# Need A New Project to Draw - Round 2



## MT Stringer (Aug 15, 2012)

I finished Len's request for a table/desk. I have another project in the wings, but we are waiting on some dimensions before starting it.

So, who's next? Do you have a small project you are wanting to build but don't have plans to go by? I can't promise anything except I will try to do my best. Just remember that I am still learning how to use Sketchup so there may be something I just can't do. But I am learning. If there are multiple requests, I will choose the one I feel most comfortable with.

Remember, try to keep it simple. Simple is good.
Thanks
Mike

Note: Here is the link to the first project.
http://www.routerforums.com/project-plans-how/58705-need-new-project-draw.html


----------



## chessnut2 (Sep 15, 2011)

This is so generous of you, Mike. Right now, we still have a few inches of snow on the ground and dripping the water pipes at night, so I'm trying to do some extremely basic designs myself to learn more in sketchup. But if I get into somethng where I'm in over my head, I'll be sure to ask. Thanks. Jim


----------



## MT Stringer (Aug 15, 2012)

A friend asked for plans to build a child's playhouse. It needs to be 6' x 8 feet so it will fit on a low boy trailer for transporting from Corpus Christi to Houston, Texas for his granddaughters' birthday.

I have it ready for his comments. He wanted two small windows in front. Eh, not much room but I suppose I could add the openings for a couple.

I attached a picture he found on the internet for me to go by.

If y'all have any suggestions of ideas, post up.
Thanks.
Mike


----------



## MT Stringer (Aug 15, 2012)

A few of the details.


----------



## billyjim (Feb 11, 2012)

Mike at some point the little girl will no longer be little and no longer be interested in a play house. With that in mind I would suggest designing it so that it can be used as a storage shed when that day arrives. In particular I was thinking about the door opening being wide enough to accommodate things like a wheelbarrow or a lawnmower and the head room being enough for an adult to stand up, at least in the middle. Of course these design considerations would have to be incorporated in such a way that it still looks like a play house which is the real goal here.
Bill


----------



## MT Stringer (Aug 15, 2012)

billyjim said:


> Mike at some point the little girl will no longer be little and no longer be interested in a play house.
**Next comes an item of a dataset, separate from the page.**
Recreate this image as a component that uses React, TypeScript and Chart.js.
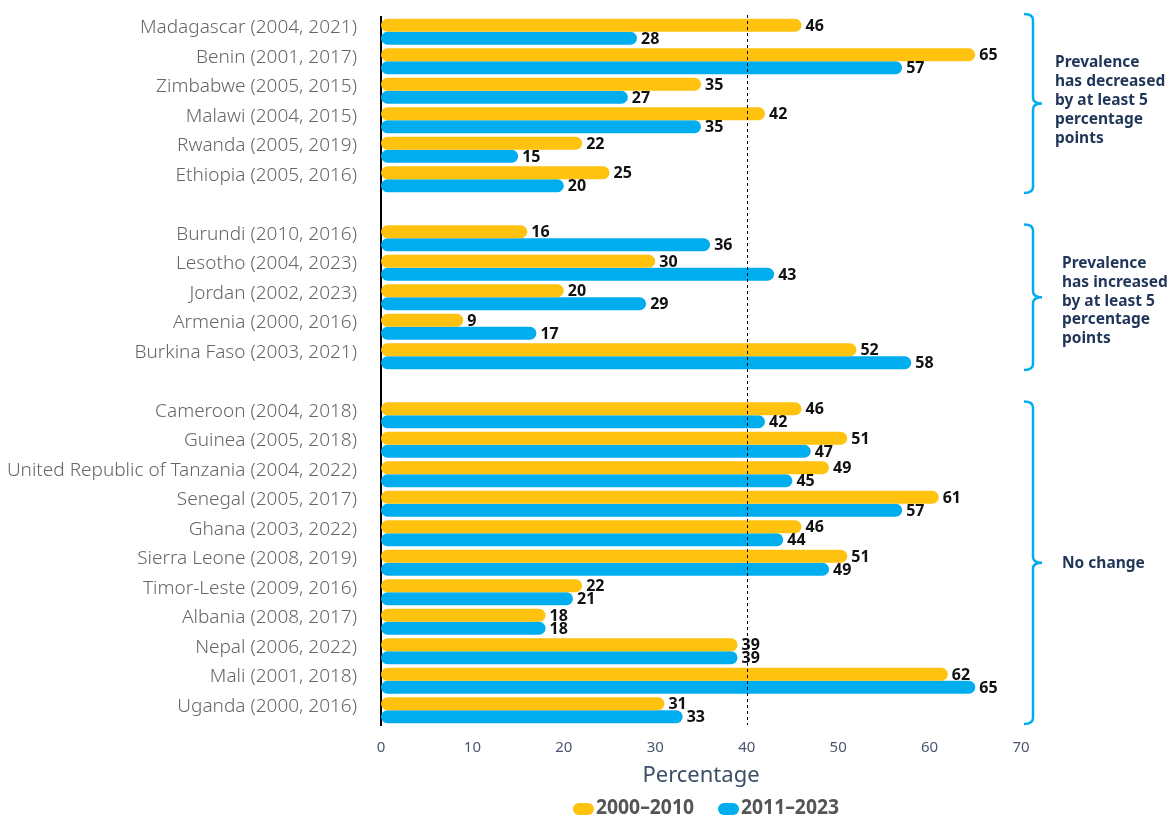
import React, { useEffect, useRef } from 'react';
import { Chart, registerables } from 'chart.js';

Chart.register(...registerables);

const categories = [
  'Madagascar (2004, 2021)',
  'Benin (2001, 2017)',
  'Zimbabwe (2005, 2015)',
  'Malawi (2004, 2015)',
  'Rwanda (2005, 2019)',
  'Ethiopia (2005, 2016)',
  '',
  'Burundi (2010, 2016)',
  'Lesotho (2004, 2023)',
  'Jordan (2002, 2023)',
  'Armenia (2000, 2016)',
  'Burkina Faso (2003, 2021)',
  '',
  'Cameroon (2004, 2018)',
  'Guinea (2005, 2018)',
  'United Republic of Tanzania (2004, 2022)',
  'Senegal (2005, 2017)',
  'Ghana (2003, 2022)',
  'Sierra Leone (2008, 2019)',
  'Timor-Leste (2009, 2016)',
  'Albania (2008, 2017)',
  'Nepal (2006, 2022)',
  'Mali (2001, 2018)',
  'Uganda (2000, 2016)',
];

const series1Label = '2000–2010';
const series1 = [46, 65, 35, 42, 22, 25, null, 16, 30, 20, 9, 52, null, 46, 51, 49, 61, 46, 51, 22, 18, 39, 62, 31];

const series2Label = '2011–2023';
const series2 = [28, 57, 27, 35, 15, 20, null, 36, 43, 29, 17, 58, null, 42, 47, 45, 57, 44, 49, 21, 18, 39, 65, 33];

const xMin = 0;
const xMax = 70;
const xStep = 10;
const xTitle = 'Percentage';
const referenceValue = 40;

const groupRanges = [
  [0, 5],
  [7, 11],
  [13, 23],
];
const groupTexts = [
  ['Prevalence', 'has decreased', 'by at least 5', 'percentage', 'points'],
  ['Prevalence', 'has increased', 'by at least 5', 'percentage', 'points'],
  ['No change'],
];

const YELLOW = '#FFC20E';
const BLUE = '#00AEEF';
const NAVY = '#1f3659';

const overlayPlugin = {
  id: 'overlay',
  afterDatasetsDraw(chart: any) {
    const { ctx, chartArea, scales } = chart;
    const x = scales.x;
    const y = scales.y;

    // reference dashed line
    ctx.save();
    const rx = Math.round(x.getPixelForValue(referenceValue)) + 0.5;
    ctx.strokeStyle = '#000';
    ctx.lineWidth = 1;
    ctx.setLineDash([3, 3]);
    ctx.beginPath();
    ctx.moveTo(rx, chartArea.top - 2);
    ctx.lineTo(rx, chartArea.bottom);
    ctx.stroke();
    ctx.restore();

    // value labels
    ctx.save();
    ctx.font = 'bold 16px "Noto Sans"';
    ctx.fillStyle = '#111';
    ctx.textAlign = 'left';
    ctx.textBaseline = 'middle';
    chart.data.datasets.forEach((ds: any, di: number) => {
      const meta = chart.getDatasetMeta(di);
      meta.data.forEach((el: any, i: number) => {
        const v = ds.data[i];
        if (v === null || v === undefined) return;
        ctx.fillText(String(v), el.x + 4, el.y + 1);
      });
    });
    ctx.restore();

    // braces + group texts
    ctx.save();
    const step = y.getPixelForValue(1) - y.getPixelForValue(0);
    groupRanges.forEach((rg, gi) => {
      const top = y.getPixelForValue(rg[0]) - step * 0.47 - (gi === 0 ? 4 : 0);
      const bot = y.getPixelForValue(rg[1]) + step * 0.47;
      const mid = (top + bot) / 2;
      const bx = chartArea.right + 12;
      const r = 6;
      ctx.strokeStyle = BLUE;
      ctx.lineWidth = 2.5;
      ctx.setLineDash([]);
      ctx.beginPath();
      ctx.moveTo(bx - 9, top);
      ctx.quadraticCurveTo(bx, top, bx, top + r);
      ctx.lineTo(bx, mid - r);
      ctx.quadraticCurveTo(bx, mid, bx + 9, mid);
      ctx.quadraticCurveTo(bx, mid, bx, mid + r);
      ctx.lineTo(bx, bot - r);
      ctx.quadraticCurveTo(bx, bot, bx - 9, bot);
      ctx.stroke();

      const lines = groupTexts[gi];
      const lh = 18.8;
      ctx.font = 'bold 15.5px "Noto Sans"';
      ctx.fillStyle = NAVY;
      ctx.textAlign = 'left';
      ctx.textBaseline = 'middle';
      const tx = gi === 0 ? bx + 22 : bx + 29;
      const startY = mid - ((lines.length - 1) * lh) / 2 + (gi === 0 ? -3 : gi === 1 ? 4 : 1);
      lines.forEach((ln, li) => ctx.fillText(ln, tx, startY + li * lh));
    });
    ctx.restore();

    // legend, centred under the plot area
    ctx.save();
    const items = [
      { label: series1Label, color: YELLOW },
      { label: series2Label, color: BLUE },
    ];
    const squeeze = 0.92;
    ctx.font = 'bold 21px "Noto Sans"';
    ctx.textBaseline = 'middle';
    ctx.textAlign = 'left';
    const mw = 21;
    const mh = 12;
    const gapText = 2;
    const gapItem = 24;
    const widths = items.map((it) => ctx.measureText(it.label).width * squeeze);
    const total = widths.reduce((a, w) => a + mw + gapText + w, 0) + gapItem * (items.length - 1);
    let lx = (chartArea.left + chartArea.right) / 2 + 5 - total / 2;
    const ly = 808;
    items.forEach((it, k) => {
      ctx.fillStyle = it.color;
      ctx.beginPath();
      (ctx as any).roundRect(lx, ly - mh / 2 + 1, mw, mh, mh / 2);
      ctx.fill();
      ctx.fillStyle = '#555';
      ctx.save();
      ctx.translate(lx + mw + gapText, ly);
      ctx.scale(squeeze, 1);
      ctx.fillText(it.label, 0, 0);
      ctx.restore();
      lx += mw + gapText + widths[k] + gapItem;
    });
    ctx.restore();
  },
};

export default function App() {
  const canvasRef = useRef<HTMLCanvasElement | null>(null);

  useEffect(() => {
    if (!canvasRef.current) return;
    const chart = new Chart(canvasRef.current, {
      type: 'bar',
      data: {
        labels: categories,
        datasets: [
          {
            label: series1Label,
            data: series1,
            backgroundColor: YELLOW,
            borderRadius: 7,
            borderSkipped: false,
            barPercentage: 1,
            categoryPercentage: 0.88,
          },
          {
            label: series2Label,
            data: series2,
            backgroundColor: BLUE,
            borderRadius: 7,
            borderSkipped: false,
            barPercentage: 1,
            categoryPercentage: 0.88,
          },
        ],
      },
      options: {
        indexAxis: 'y',
        animation: false,
        responsive: true,
        maintainAspectRatio: false,
        layout: { padding: { top: 17, right: 149, bottom: 0, left: 0 } },
        plugins: {
          legend: { display: false },
          tooltip: { enabled: false },
        },
        scales: {
          x: {
            min: xMin,
            max: xMax,
            grid: { display: false, drawTicks: true, tickLength: 12 },
            border: { display: false },
            ticks: {
              stepSize: xStep,
              padding: 2,
              color: '#4a5670',
              font: { family: '"Noto Sans"', size: 15 },
            },
            title: {
              display: true,
              text: xTitle,
              color: '#3c4d66',
              font: { family: '"Noto Sans"', size: 22 },
              padding: { top: 4, bottom: 27 },
            },
            afterFit: (s: any) => {
              s.height = 91;
            },
          },
          y: {
            grid: { display: false, drawTicks: true, tickLength: 22 },
            border: { display: true, color: '#000', width: 2 },
            ticks: {
              padding: 2,
              labelOffset: -4,
              color: '#666',
              font: { family: '"Noto Sans"', size: 19, weight: 300 },
              autoSkip: false,
            },
            afterFit: (s: any) => {
              s.width = 381;
            },
          },
        },
      },
      plugins: [overlayPlugin],
    });
    return () => chart.destroy();
  }, []);

  return (
    <div style={{ position: 'fixed', left: 0, top: 0, width: 1170, height: 816, background: '#fff' }}>
      <canvas ref={canvasRef} />
    </div>
  );
}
With that in mind I would suggest designing it so that it can be used as a storage shed when that day arrives. In particular I was thinking about the door opening being wide enough to accommodate things like a wheelbarrow or a lawnmower and the head room being enough for an adult to stand up, at least in the middle. Of course these design considerations would have to be incorporated in such a way that it still looks like a play house which is the real goal here.
> Bill


Thanks for the suggestions, Bill. This will be a birthday gift for the guy's grand daughter. I just followed his wants and needs, and the picture he picked out (and his wife is going batty with ideas!). 

Mike


----------



## Rollo57 (Aug 2, 2013)

Why not incorporate a 'solar' panel on the roof!


----------



## MT Stringer (Aug 15, 2012)

Rollo57 said:


> Why not incorporate a 'solar' panel on the roof!
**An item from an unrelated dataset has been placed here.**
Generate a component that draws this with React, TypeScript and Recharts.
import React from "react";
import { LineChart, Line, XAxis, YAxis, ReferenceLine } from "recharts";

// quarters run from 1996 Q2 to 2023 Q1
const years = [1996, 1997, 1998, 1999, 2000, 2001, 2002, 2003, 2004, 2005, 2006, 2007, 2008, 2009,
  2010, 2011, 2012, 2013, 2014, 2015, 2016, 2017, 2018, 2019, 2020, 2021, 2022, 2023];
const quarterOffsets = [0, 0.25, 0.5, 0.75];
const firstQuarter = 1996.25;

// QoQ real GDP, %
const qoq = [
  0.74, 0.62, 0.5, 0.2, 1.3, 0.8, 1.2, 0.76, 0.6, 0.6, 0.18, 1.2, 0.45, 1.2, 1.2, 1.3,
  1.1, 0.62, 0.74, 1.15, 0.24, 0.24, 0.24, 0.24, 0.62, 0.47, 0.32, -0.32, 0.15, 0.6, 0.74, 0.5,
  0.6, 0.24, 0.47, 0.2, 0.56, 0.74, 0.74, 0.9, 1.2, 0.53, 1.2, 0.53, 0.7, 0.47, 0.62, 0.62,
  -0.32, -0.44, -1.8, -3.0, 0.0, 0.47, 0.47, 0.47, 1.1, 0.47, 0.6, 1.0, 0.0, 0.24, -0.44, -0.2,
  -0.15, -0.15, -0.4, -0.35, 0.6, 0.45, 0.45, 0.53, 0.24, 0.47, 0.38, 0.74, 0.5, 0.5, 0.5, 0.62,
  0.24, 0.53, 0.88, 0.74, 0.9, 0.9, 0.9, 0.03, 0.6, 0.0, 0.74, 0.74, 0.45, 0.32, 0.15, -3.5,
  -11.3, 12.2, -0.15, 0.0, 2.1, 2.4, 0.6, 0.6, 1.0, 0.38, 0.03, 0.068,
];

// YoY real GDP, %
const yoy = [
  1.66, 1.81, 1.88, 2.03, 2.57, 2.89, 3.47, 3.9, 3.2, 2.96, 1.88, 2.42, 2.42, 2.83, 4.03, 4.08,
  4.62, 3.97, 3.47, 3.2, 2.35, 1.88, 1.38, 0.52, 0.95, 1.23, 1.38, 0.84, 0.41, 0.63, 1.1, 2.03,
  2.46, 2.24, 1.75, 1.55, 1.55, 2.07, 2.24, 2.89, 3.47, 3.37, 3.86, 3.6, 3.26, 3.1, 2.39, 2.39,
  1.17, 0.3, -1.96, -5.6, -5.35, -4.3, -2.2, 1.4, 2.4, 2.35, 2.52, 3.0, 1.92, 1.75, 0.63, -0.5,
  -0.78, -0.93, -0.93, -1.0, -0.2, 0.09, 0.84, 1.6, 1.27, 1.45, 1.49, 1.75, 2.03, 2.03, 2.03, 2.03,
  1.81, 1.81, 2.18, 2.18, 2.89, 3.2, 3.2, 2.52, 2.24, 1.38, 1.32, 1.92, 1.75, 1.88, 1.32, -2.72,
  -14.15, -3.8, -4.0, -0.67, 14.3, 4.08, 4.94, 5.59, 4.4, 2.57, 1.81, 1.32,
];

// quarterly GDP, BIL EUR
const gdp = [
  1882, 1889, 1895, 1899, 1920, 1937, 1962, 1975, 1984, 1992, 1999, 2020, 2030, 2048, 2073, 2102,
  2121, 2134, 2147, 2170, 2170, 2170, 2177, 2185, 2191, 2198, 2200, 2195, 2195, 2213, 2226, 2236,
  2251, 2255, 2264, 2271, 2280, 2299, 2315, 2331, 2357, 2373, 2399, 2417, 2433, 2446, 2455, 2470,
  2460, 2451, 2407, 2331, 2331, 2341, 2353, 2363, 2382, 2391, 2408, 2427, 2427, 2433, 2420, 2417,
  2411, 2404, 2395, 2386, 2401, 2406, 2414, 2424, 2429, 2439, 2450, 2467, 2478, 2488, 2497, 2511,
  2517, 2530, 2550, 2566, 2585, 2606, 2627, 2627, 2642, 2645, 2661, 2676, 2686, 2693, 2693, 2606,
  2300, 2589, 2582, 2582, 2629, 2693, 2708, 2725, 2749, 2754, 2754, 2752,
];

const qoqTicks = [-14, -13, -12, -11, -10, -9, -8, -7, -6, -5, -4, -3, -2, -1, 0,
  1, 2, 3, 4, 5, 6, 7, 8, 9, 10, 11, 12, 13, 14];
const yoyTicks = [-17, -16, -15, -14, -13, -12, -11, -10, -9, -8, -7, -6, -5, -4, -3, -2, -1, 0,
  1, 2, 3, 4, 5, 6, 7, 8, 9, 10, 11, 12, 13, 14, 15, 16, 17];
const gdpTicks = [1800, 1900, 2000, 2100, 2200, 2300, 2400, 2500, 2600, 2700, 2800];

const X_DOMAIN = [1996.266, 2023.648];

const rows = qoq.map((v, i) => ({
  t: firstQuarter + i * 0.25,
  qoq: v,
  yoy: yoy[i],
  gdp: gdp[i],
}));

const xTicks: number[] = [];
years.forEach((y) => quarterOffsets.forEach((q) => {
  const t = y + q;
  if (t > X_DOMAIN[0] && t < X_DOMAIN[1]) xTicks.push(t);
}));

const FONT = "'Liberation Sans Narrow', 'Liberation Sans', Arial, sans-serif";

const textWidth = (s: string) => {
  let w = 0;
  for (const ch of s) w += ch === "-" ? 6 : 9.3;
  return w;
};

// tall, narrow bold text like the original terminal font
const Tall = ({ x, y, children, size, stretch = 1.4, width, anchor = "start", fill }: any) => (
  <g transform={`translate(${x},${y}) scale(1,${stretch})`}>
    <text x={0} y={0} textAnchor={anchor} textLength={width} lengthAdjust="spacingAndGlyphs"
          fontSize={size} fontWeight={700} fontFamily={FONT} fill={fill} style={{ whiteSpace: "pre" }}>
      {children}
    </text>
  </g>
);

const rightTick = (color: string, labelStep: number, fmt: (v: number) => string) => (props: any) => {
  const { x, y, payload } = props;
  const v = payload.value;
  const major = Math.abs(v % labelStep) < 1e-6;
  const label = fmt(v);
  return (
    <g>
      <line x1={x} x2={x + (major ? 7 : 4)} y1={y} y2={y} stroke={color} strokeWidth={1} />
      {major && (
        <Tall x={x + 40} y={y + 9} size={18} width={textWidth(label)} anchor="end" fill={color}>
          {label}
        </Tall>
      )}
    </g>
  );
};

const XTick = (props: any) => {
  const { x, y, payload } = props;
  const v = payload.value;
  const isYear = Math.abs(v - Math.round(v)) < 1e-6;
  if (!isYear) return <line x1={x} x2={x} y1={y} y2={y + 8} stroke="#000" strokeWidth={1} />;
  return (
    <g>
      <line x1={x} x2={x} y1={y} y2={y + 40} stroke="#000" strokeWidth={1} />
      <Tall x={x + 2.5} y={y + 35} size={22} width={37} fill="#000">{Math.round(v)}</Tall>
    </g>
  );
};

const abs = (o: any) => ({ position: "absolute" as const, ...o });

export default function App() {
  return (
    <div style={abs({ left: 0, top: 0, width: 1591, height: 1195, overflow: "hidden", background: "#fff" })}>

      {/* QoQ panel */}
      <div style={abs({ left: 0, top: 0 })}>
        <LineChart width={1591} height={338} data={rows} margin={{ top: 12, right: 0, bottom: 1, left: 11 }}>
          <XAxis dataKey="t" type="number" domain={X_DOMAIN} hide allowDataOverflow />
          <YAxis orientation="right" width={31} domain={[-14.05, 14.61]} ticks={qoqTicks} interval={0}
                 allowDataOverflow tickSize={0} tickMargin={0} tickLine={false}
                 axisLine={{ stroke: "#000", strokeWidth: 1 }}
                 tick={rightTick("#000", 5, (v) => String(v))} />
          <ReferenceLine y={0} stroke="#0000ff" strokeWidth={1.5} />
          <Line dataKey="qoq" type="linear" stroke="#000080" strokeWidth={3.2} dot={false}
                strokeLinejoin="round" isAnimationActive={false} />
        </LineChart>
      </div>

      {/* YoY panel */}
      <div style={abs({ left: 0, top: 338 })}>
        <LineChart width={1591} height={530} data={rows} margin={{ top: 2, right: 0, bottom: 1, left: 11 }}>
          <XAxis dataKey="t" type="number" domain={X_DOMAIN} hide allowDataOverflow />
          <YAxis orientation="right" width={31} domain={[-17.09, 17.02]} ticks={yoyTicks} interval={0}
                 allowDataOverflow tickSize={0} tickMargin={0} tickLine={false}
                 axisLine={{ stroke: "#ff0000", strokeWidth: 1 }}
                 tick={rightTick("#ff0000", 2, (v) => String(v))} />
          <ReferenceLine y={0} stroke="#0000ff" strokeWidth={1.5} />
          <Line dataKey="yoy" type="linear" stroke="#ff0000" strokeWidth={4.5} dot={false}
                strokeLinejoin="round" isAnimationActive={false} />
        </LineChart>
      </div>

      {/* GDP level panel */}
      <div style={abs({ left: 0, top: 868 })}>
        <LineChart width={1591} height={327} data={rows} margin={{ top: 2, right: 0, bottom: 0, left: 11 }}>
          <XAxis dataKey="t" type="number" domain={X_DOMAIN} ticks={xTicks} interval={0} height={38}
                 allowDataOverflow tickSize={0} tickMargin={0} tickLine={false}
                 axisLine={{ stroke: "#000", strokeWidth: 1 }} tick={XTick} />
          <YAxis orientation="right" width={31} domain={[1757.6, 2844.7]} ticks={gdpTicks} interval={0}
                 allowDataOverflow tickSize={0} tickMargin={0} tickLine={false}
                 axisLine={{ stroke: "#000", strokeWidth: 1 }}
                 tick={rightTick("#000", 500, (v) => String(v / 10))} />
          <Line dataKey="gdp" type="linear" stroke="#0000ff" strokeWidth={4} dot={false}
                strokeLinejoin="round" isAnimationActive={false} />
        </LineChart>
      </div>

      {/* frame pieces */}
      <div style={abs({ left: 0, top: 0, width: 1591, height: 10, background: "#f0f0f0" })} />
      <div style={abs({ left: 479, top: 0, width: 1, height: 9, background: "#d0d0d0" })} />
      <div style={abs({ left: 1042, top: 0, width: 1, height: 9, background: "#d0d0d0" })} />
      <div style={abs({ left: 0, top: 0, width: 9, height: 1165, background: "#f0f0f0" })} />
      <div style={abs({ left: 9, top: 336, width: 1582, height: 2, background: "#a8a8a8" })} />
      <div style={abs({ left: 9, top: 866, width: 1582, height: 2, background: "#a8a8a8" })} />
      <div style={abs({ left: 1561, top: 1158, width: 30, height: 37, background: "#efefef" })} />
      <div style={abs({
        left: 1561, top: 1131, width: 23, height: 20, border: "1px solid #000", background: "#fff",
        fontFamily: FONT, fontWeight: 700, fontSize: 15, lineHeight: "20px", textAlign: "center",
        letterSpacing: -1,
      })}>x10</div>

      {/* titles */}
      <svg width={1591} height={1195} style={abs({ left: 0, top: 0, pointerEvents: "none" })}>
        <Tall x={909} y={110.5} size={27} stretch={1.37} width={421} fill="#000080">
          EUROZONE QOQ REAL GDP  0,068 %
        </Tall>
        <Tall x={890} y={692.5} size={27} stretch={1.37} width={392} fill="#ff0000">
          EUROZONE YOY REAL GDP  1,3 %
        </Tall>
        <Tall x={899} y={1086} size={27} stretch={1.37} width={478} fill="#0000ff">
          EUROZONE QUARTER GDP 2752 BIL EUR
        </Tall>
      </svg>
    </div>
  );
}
That would be up to the guy that builds it. I for one wouldn't want any form of electricity in a playhouse.


----------



## vindaloo (May 30, 2009)

Can I ask a (probably) really basic question regarding building the framework? As we don't have many 'plasterboard on timber' walls in the UK, how do you join the uprights to the cross members of the framework where they are apparently butt joined?


----------



## MT Stringer (Aug 15, 2012)

vindaloo said:


> Can I ask a (probably) really basic question regarding building the framework? As we don't have many 'plasterboard on timber' walls in the UK, how do you join the uprights to the cross members of the framework where they are apparently butt joined?
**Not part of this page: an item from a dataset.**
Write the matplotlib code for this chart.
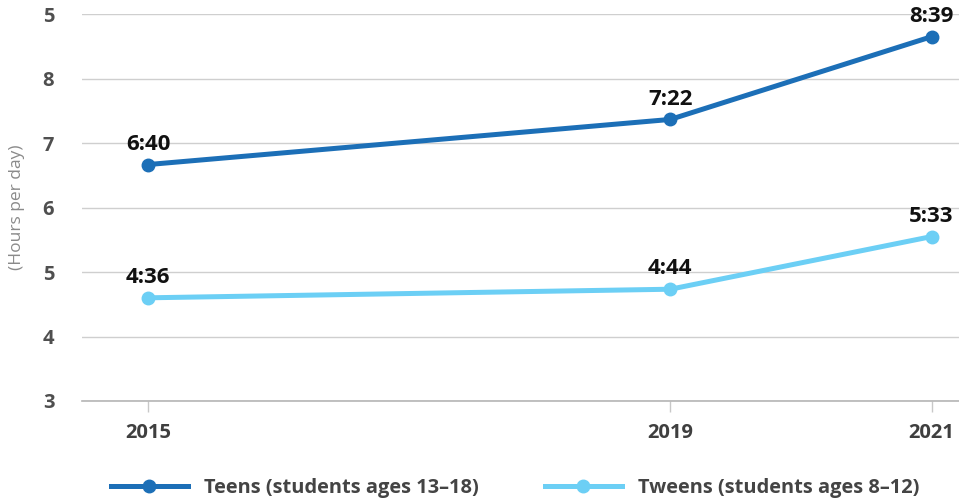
import matplotlib
matplotlib.use("Agg")
import matplotlib.pyplot as plt
from matplotlib.lines import Line2D

plt.rcParams['font.family'] = ['Open Sans', 'DejaVu Sans']

years = [2015, 2019, 2021]
teens_labels = ["6:40", "7:22", "8:39"]
tweens_labels = ["4:36", "4:44", "5:33"]
y_ticks = [3, 4, 5, 6, 7, 8, 9]
y_tick_labels = ["3", "4", "5", "6", "7", "8", "5"]
series_names = ["Teens (students ages 13\u201318)", "Tweens (students ages 8\u201312)"]


def to_hours(s):
    h, m = s.split(":")
    return int(h) + int(m) / 60


teens = [to_hours(s) for s in teens_labels]
tweens = [to_hours(s) for s in tweens_labels]

dark = "#1c6fb7"
light = "#6ccff5"

fig = plt.figure(figsize=(9.59, 5.04), dpi=100)
ax = fig.add_axes([0.0855, 0.2044, 0.9145, 0.7676])

for vals, labels, col in [(teens, teens_labels, dark), (tweens, tweens_labels, light)]:
    ax.plot(years, vals, color=col, lw=3.6, marker="o", ms=9, zorder=3,
            solid_capstyle="round")
    for x, v, lab in zip(years, vals, labels):
        ax.annotate(lab, (x, v), xytext=(0, 7), textcoords="offset points",
                    ha="center", va="bottom", fontsize=16, fontweight="bold",
                    color="#111111", zorder=4)

ax.set_xlim(2014.495, 2021.21)
ax.set_ylim(3, 9)
ax.set_xticks(years)
ax.set_xticklabels([str(y) for y in years])
ax.set_yticks(y_ticks)
ax.set_yticklabels(y_tick_labels)

ax.grid(axis="y", color="#cfcfcf", lw=1)
ax.set_axisbelow(True)
for side in ["top", "right", "left"]:
    ax.spines[side].set_visible(False)
ax.spines["bottom"].set_color("#b5b5b5")
ax.spines["bottom"].set_linewidth(1.2)

ax.tick_params(axis="y", length=0, pad=20, labelsize=14.5, labelcolor="#4f4f4f")
ax.tick_params(axis="x", length=8, width=1, color="#c8c8c8", pad=8,
               labelsize=14.5, labelcolor="#3f3f3f")
for lab in ax.get_xticklabels() + ax.get_yticklabels():
    lab.set_fontweight("bold")

fig.text(0.018, 0.589, "(Hours per day)", rotation=90, ha="center", va="center",
         fontsize=12.5, color="#8a8a8a")

handles = [Line2D([], [], color=dark, lw=3.6, marker="o", ms=9),
           Line2D([], [], color=light, lw=3.6, marker="o", ms=9)]
fig.legend(handles, series_names, loc="center", bbox_to_anchor=(0.537, 0.032),
           ncol=2, frameon=False, handlelength=3.85,
           handletextpad=0.8, columnspacing=3.3, prop={"weight": "bold", "size": 14.4})
for t in fig.legends[0].get_texts():
    t.set_color("#444444")

fig.savefig("out.png", dpi=100)
plt.close(fig)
Angie, usually a nail gun or hammer is used to drive 3 - 3 1/4 inch nails into the 2x lumber. For example the walls would be built with the lumber laying flat on the deck. Drive the nails into the bottom and top plates and into the studs. To attach the rafter/trusses, nails are again used by toe nailing them into the side of the truss and down into the top plate of the wall.

Does that answer your question?
Here is a video that probably makes more sense than my blabbering. :yes4:
https://www.youtube.com/watch?v=DoeEwBJJ5u8


----------



## vindaloo (May 30, 2009)

Thanks Mike, thought it was gonna be more complicated that nails. That video answered everything.


----------